Relieved that the inevitable is now behind us – tomorrow we begin restoring yard art and flowerpots moved out of the crew’s way – including statues of Buddha and St. Francis. A few flower pots will be placed on trunk pedestals – still huggable.

Together Now

January 24, 2021. Took a walk this afternoon with my aging and declining Labrador Buttercup.  Walking with her is a great opportunity to reflect on recent triggers, and today I paused half-way to jot down the gist of this poem.  I was triggered by today’s post from Ken Gierke whose poem Now was triggered by today’s post of Memorial by Ron. Lavalette.  My thanks to both.

Ken Gierke @ https://rivrvlogr.com/2021/01/24/now-3/

Ron. Lavalette @ https://rlavalette.wordpress.com/2021/01/24/memorial/

Destination

October 15, 2020. I’m almost back from a month’s retreat from home base. I’ve been physically and energetically disconnected from computers and routines. In the next week or so I’ll be catching up on blog posts from others – another sort of cushion comfort! Come end-of-October, I’ll be traveling again …
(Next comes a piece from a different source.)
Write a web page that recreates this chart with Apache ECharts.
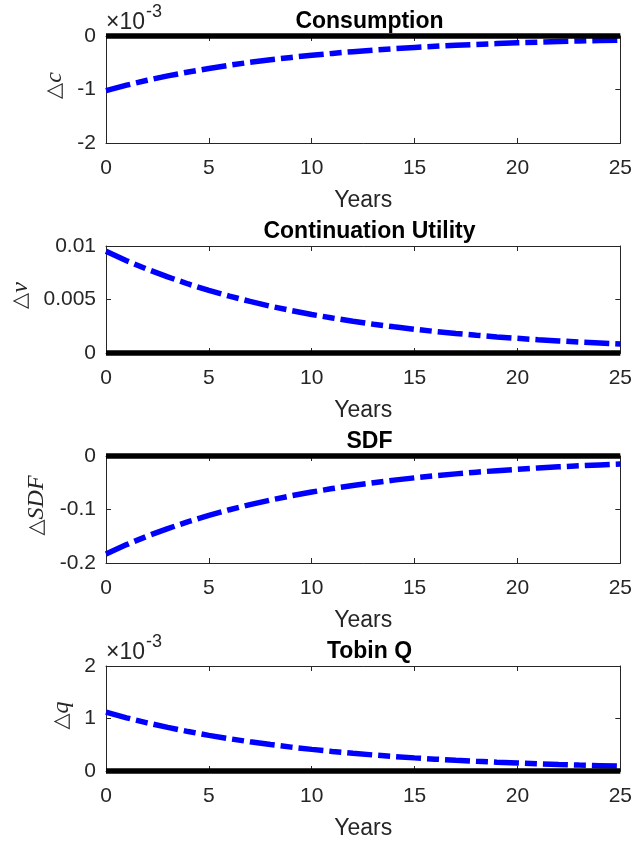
<!DOCTYPE html>
<html>
<head>
<meta charset="utf-8">
<script src="https://cdn.jsdelivr.net/npm/echarts@6/dist/echarts.min.js"></script>
<style>
  html, body { margin: 0; padding: 0; background: #fff; }
  #chart { width: 635px; height: 841px; }
</style>
</head>
<body>
<div id="chart"></div>
<script>
// Years after shock
const years = [0, 1, 2, 3, 4, 5, 6, 7, 8, 9, 10, 11, 12, 13, 14, 15, 16, 17, 18, 19, 20, 21, 22, 23, 24, 25];

// Consumption response, in units of 1e-3
const consumption = [-1.02, -0.919, -0.828, -0.746, -0.673, -0.606, -0.546, -0.492, -0.444, -0.400,
    -0.360, -0.325, -0.293, -0.264, -0.238, -0.214, -0.193, -0.174, -0.157, -0.141,
    -0.127, -0.115, -0.103, -0.093, -0.084, -0.076];

// Continuation utility response
const contUtility = [0.00950, 0.00862, 0.00783, 0.00711, 0.00645, 0.00585, 0.00531, 0.00482, 0.00437, 0.00397,
    0.00360, 0.00327, 0.00297, 0.00269, 0.00245, 0.00222, 0.00201, 0.00183, 0.00166, 0.00150,
    0.00137, 0.00124, 0.00113, 0.00102, 0.00093, 0.00084];

// SDF response
const sdf = [-0.183, -0.1656, -0.1498, -0.1356, -0.1227, -0.1110, -0.1004, -0.0909, -0.0822, -0.0744,
    -0.0673, -0.0609, -0.0551, -0.0499, -0.0451, -0.0408, -0.0370, -0.0334, -0.0302, -0.0274,
    -0.0248, -0.0224, -0.0203, -0.0184, -0.0166, -0.0150];

// Tobin Q response, in units of 1e-3
const tobinQ = [1.120, 1.013, 0.917, 0.830, 0.751, 0.679, 0.615, 0.556, 0.503, 0.455,
    0.412, 0.373, 0.337, 0.305, 0.276, 0.250, 0.226, 0.205, 0.185, 0.167,
    0.152, 0.137, 0.124, 0.112, 0.102, 0.092];

const zeroLine = [0, 0];
const zeroYears = [0, 25];

const xTicks = { min: 0, max: 25, interval: 5 };

const panels = [
    { title: 'Consumption', data: consumption, min: -2, max: 0, interval: 1, label: 'c', exp: true, labelX: 55 },
    { title: 'Continuation Utility', data: contUtility, min: 0, max: 0.01, interval: 0.005, label: 'v', exp: false, labelX: 21 },
    { title: 'SDF', data: sdf, min: -0.2, max: 0, interval: 0.1, label: 'SDF', exp: false, labelX: 37 },
    { title: 'Tobin Q', data: tobinQ, min: 0, max: 2, interval: 1, label: 'q', exp: true, labelX: 62 }
];

const AX = '#262626';
const FONT = 'Liberation Sans';
const gridLeft = 106, gridRight = 12, gridH = 107;
const tops = [36, 246, 456, 666];
const midX = gridLeft + (635 - gridLeft - gridRight) / 2;

const grid = [], xAxis = [], yAxis = [], series = [], title = [], graphic = [];

panels.forEach((p, i) => {
    const top = tops[i];
    grid.push({ left: gridLeft, right: gridRight, top: top, height: gridH });

    const tick = { show: true, inside: true, length: 5, lineStyle: { color: AX, width: 1 } };
    const line = { show: true, onZero: false, lineStyle: { color: AX, width: 1 } };

    xAxis.push({
        type: 'value', gridIndex: i, position: 'bottom', ...xTicks,
        axisLine: line, axisTick: tick, splitLine: { show: false },
        axisLabel: { color: AX, fontFamily: FONT, fontSize: 21, margin: 15 },
        name: 'Years', nameLocation: 'middle', nameGap: 46,
        nameTextStyle: { color: AX, fontFamily: FONT, fontSize: 23 }
    });
    xAxis.push({
        type: 'value', gridIndex: i, position: 'top', ...xTicks,
        axisLine: line, axisTick: tick, splitLine: { show: false }, axisLabel: { show: false }
    });
    yAxis.push({
        type: 'value', gridIndex: i, position: 'left', min: p.min, max: p.max, interval: p.interval,
        axisLine: line, axisTick: tick, splitLine: { show: false },
        axisLabel: { color: AX, fontFamily: FONT, fontSize: 21, margin: 10 }
    });
    yAxis.push({
        type: 'value', gridIndex: i, position: 'right', min: p.min, max: p.max, interval: p.interval,
        axisLine: line, axisTick: tick, splitLine: { show: false }, axisLabel: { show: false }
    });

    series.push({
        type: 'line', xAxisIndex: 2 * i, yAxisIndex: 2 * i,
        data: years.map((t, k) => [t, p.data[k]]),
        showSymbol: false, clip: false,
        lineStyle: { color: '#0000ff', width: 5.5, type: [25, 6, 12, 6], cap: 'butt' },
        z: 3
    });
    series.push({
        type: 'line', xAxisIndex: 2 * i, yAxisIndex: 2 * i,
        data: zeroYears.map((t, k) => [t, zeroLine[k]]),
        showSymbol: false, clip: false,
        lineStyle: { color: '#000000', width: 5.5, cap: 'butt' },
        z: 4
    });

    title.push({
        text: p.title, left: midX, top: top - 31, textAlign: 'center',
        textStyle: { fontFamily: FONT, fontSize: 23, fontWeight: 'bold', color: '#000' }
    });

    graphic.push({
        type: 'text', x: p.labelX, y: top + gridH / 2 - 4, rotation: Math.PI / 2,
        style: {
            text: '{t|\u25B3}{v|' + p.label + '}',
            align: 'center', verticalAlign: 'middle',
            rich: {
                t: { fontFamily: 'DejaVu Sans', fontSize: 21, fill: AX },
                v: { fontFamily: 'Liberation Serif', fontStyle: 'italic', fontSize: 24, fill: AX }
            }
        }
    });

    if (p.exp) {
        graphic.push({
            type: 'text', x: gridLeft, y: top - 13,
            style: {
                text: '\u00d710', fontFamily: FONT, fontSize: 23, fill: AX,
                align: 'left', verticalAlign: 'middle'
            }
        });
        graphic.push({
            type: 'text', x: gridLeft + 40, y: top - 24,
            style: {
                text: '-3', fontFamily: FONT, fontSize: 18, fill: AX,
                align: 'left', verticalAlign: 'middle'
            }
        });
    }
});

const chart = echarts.init(document.getElementById('chart'));
chart.setOption({
    backgroundColor: '#ffffff',
    animation: false,
    title: title,
    grid: grid,
    xAxis: xAxis,
    yAxis: yAxis,
    series: series,
    graphic: graphic
});
</script>
</body>
</html>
This haiku was written in response to the visual impact of sky-gazing from the mountain over Cloudcroft NM (a place we return to at least once a year). In typing it up today, I realize it speaks also to my “destination” of adjusting to losing my son. Life seems a continual journey toward an ultimate destination difficult to envision. I savor interim pauses.

Good Grief

September 9, 2020. Two weeks now since my son’s death. He was here the seven weeks prior, seldom leaving the house except for a daily walk around the block. The Labrador and two cats blinked at furniture rearrangements and accepted my son’s desire to be left unlicked, unrubbed. That said, he spent hours observing the canine/feline maneuvers and interactions. It was soon clear they were meditative entertainment through long hours of “just sitting” in the living room. I’d peek at him from behind my computer screen … or gaze at him from my rocking chair … grateful for the nonverbal companionship he enjoyed. Pets don’t ask questions.
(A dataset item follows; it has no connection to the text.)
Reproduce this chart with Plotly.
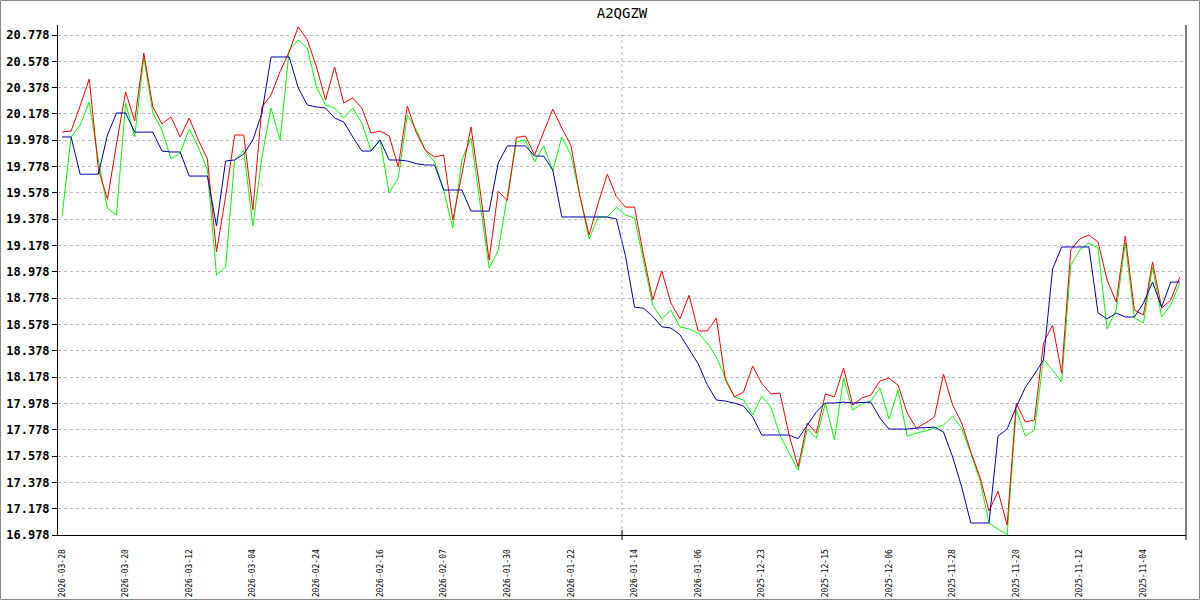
import plotly.graph_objects as go

tick_labels = ["2026-03-28", "2026-03-20", "2026-03-12", "2026-03-04", "2026-02-24", "2026-02-16",
               "2026-02-07", "2026-01-30", "2026-01-22", "2026-01-14", "2026-01-06", "2025-12-23",
               "2025-12-15", "2025-12-06", "2025-11-28", "2025-11-20", "2025-11-12", "2025-11-04"]

red = [20.041, 20.048, 20.24, 20.444, 19.76, 19.53, 19.95, 20.345, 20.124, 20.641,
       20.231, 20.102, 20.155, 20.003, 20.147, 19.98, 19.836, 19.129, 19.55, 20.018,
       20.018, 19.448, 20.231, 20.322, 20.5, 20.65, 20.84, 20.74, 20.535, 20.284,
       20.535, 20.261, 20.30, 20.223, 20.033, 20.048, 20.011, 19.775, 20.238, 20.033,
       19.90, 19.85, 19.866, 19.37, 19.72, 20.08, 19.6, 19.068, 19.59, 19.52,
       20.0, 20.01, 19.866, 20.04, 20.215, 20.07, 19.94, 19.55, 19.258, 19.5,
       19.72, 19.55, 19.47, 19.47, 19.1, 18.764, 18.985, 18.741, 18.62, 18.80,
       18.529, 18.529, 18.627, 18.156, 18.027, 18.065, 18.262, 18.13, 18.05, 18.057,
       17.74, 17.495, 17.829, 17.753, 18.05, 18.027, 18.247, 17.966, 18.019, 18.042,
       18.148, 18.17, 18.117, 17.905, 17.79, 17.829, 17.875, 18.20, 17.966, 17.829,
       17.61, 17.42, 17.16, 17.31, 17.054, 17.981, 17.837, 17.852, 18.437, 18.574,
       18.21, 19.144, 19.228, 19.258, 19.205, 18.916, 18.749, 19.25, 18.688, 18.65,
       19.053, 18.703, 18.764, 18.939]

green = [19.40, 20.003, 20.094, 20.269, 19.828, 19.46, 19.41, 20.261, 20.003, 20.611,
         20.185, 20.056, 19.836, 19.881, 20.063, 19.927, 19.752, 18.954, 19.015, 19.828,
         19.90, 19.326, 19.85, 20.223, 19.98, 20.664, 20.74, 20.679, 20.383, 20.246,
         20.223, 20.147, 20.223, 20.109, 19.90, 19.98, 19.577, 19.69, 20.17, 20.056,
         19.9, 19.813, 19.6, 19.31, 19.828, 19.995, 19.5, 19.007, 19.14, 19.55,
         19.965, 19.98, 19.813, 19.935, 19.745, 20.003, 19.866, 19.55, 19.227, 19.395,
         19.395, 19.47, 19.41, 19.387, 19.05, 18.726, 18.62, 18.688, 18.559, 18.544,
         18.513, 18.437, 18.331, 18.171, 18.027, 18.004, 17.89, 18.034, 17.95, 17.738,
         17.6, 17.47, 17.783, 17.715, 17.981, 17.70, 18.171, 17.928, 17.973, 17.996,
         18.095, 17.86, 18.08, 17.73, 17.753, 17.768, 17.79, 17.814, 17.882, 17.79,
         17.60, 17.396, 17.069, 17.024, 16.978, 17.928, 17.73, 17.776, 18.315, 18.232,
         18.141, 19.03, 19.144, 19.197, 19.16, 18.544, 18.688, 19.197, 18.627, 18.589,
         19.015, 18.635, 18.726, 18.893]

blue = [20.003, 20.003, 19.72, 19.72, 19.72, 20.018, 20.185, 20.185, 20.04, 20.04,
        20.04, 19.896, 19.889, 19.889, 19.706, 19.706, 19.706, 19.326, 19.82, 19.828,
        19.873, 19.98, 20.185, 20.611, 20.611, 20.611, 20.375, 20.246, 20.231, 20.223,
        20.147, 20.117, 20.003, 19.896, 19.896, 19.98, 19.828, 19.828, 19.82, 19.80,
        19.79, 19.79, 19.60, 19.60, 19.60, 19.44, 19.44, 19.44, 19.805, 19.935,
        19.935, 19.935, 19.858, 19.858, 19.752, 19.395, 19.395, 19.395, 19.395, 19.395,
        19.395, 19.38, 19.1, 18.71, 18.70, 18.64, 18.56, 18.551, 18.50, 18.39,
        18.28, 18.12, 18.004, 17.996, 17.98, 17.958, 17.875, 17.738, 17.738, 17.738,
        17.738, 17.71, 17.814, 17.913, 17.981, 17.981, 17.988, 17.981, 17.985, 17.988,
        17.867, 17.783, 17.783, 17.783, 17.79, 17.795, 17.798, 17.76, 17.571, 17.343,
        17.069, 17.069, 17.069, 17.73, 17.783, 17.951, 18.1, 18.2, 18.308, 19.0,
        19.167, 19.167, 19.167, 19.167, 18.665, 18.62, 18.665, 18.635, 18.635, 18.741,
        18.90, 18.71, 18.90, 18.90]

y_ticks = [16.978 + 0.2 * k for k in range(20)]
label_step = 7

x = list(range(len(red)))

fig = go.Figure()
fig.add_trace(go.Scatter(x=x, y=green, mode="lines", line=dict(color="#00ff00", width=1), hoverinfo="skip"))
fig.add_trace(go.Scatter(x=x, y=red, mode="lines", line=dict(color="#ff0000", width=1), hoverinfo="skip"))
fig.add_trace(go.Scatter(x=x, y=blue, mode="lines", line=dict(color="#0000aa", width=1), hoverinfo="skip"))

fig.update_layout(
    width=1200, height=600,
    margin=dict(l=58, r=14, t=25, b=65, autoexpand=False),
    paper_bgcolor="white", plot_bgcolor="white",
    showlegend=False,
    title=dict(text="A2QGZW", x=0.5, xref="paper", xanchor="center", y=1 - 13 / 600, yanchor="middle",
               font=dict(family="DejaVu Sans Mono", size=14, color="black")),
    xaxis=dict(
        range=[-0.44, 123.68],
        tickmode="array",
        tickvals=[i * label_step for i in range(len(tick_labels))],
        ticktext=tick_labels,
        tickangle=-90,
        tickfont=dict(family="DejaVu Sans Mono", size=8, color="black"),
        showgrid=False, zeroline=False,
        showline=True, linecolor="black", linewidth=1,
        ticks="", ticklabelstandoff=10, automargin=False,
    ),
    yaxis=dict(
        range=[16.978, 20.854],
        tickmode="array",
        tickvals=y_ticks,
        ticktext=["%.3f" % v for v in y_ticks],
        tickfont=dict(family="DejaVu Sans Mono", size=12, color="black", weight="bold"),
        showgrid=True, gridcolor="#bbbbbb", griddash="3px,3px", gridwidth=1,
        zeroline=False,
        showline=True, linecolor="black", linewidth=1,
        ticks="outside", ticklen=5, tickcolor="black", automargin=False,
    ),
)

# right border line of plot area
fig.add_shape(type="line", xref="paper", yref="paper", x0=1, x1=1, y0=-0.01, y1=1,
              line=dict(color="black", width=1))
# middle dashed vertical guide and tick
fig.add_shape(type="line", xref="paper", yref="paper", x0=0.5, x1=0.5, y0=0, y1=0.99,
              line=dict(color="#bbbbbb", width=1, dash="3px,3px"))
fig.add_shape(type="line", xref="paper", yref="paper", x0=0.5, x1=0.5, y0=-0.01, y1=0.01,
              line=dict(color="black", width=1))
# outer frame
fig.add_shape(type="rect", xref="paper", yref="paper",
              x0=-57.5 / 1128, x1=(1199.5 - 58) / 1128, y0=-64.5 / 510, y1=1 + 24.5 / 510,
              line=dict(color="#888888", width=1), fillcolor="rgba(0,0,0,0)")

fig.write_html("out.html", config={"displayModeBar": False},
               post_script="document.body.style.margin='0';document.body.style.overflow='hidden';")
Labrador and calico have acclimated, but I keep finding the ginger cat prowling the now-empty room we turned into his bedroom and sitting on the doorstep – signs of searching: where’d he go? For seven weeks his energy filled these rooms, and that remains. I sense a smile of sorts penetrating the space, his pleasure that this cat is seeking him. Perhaps he speaks to her in ways I cannot hear – perhaps they’re engaged in an adventure game. So much I cannot understand.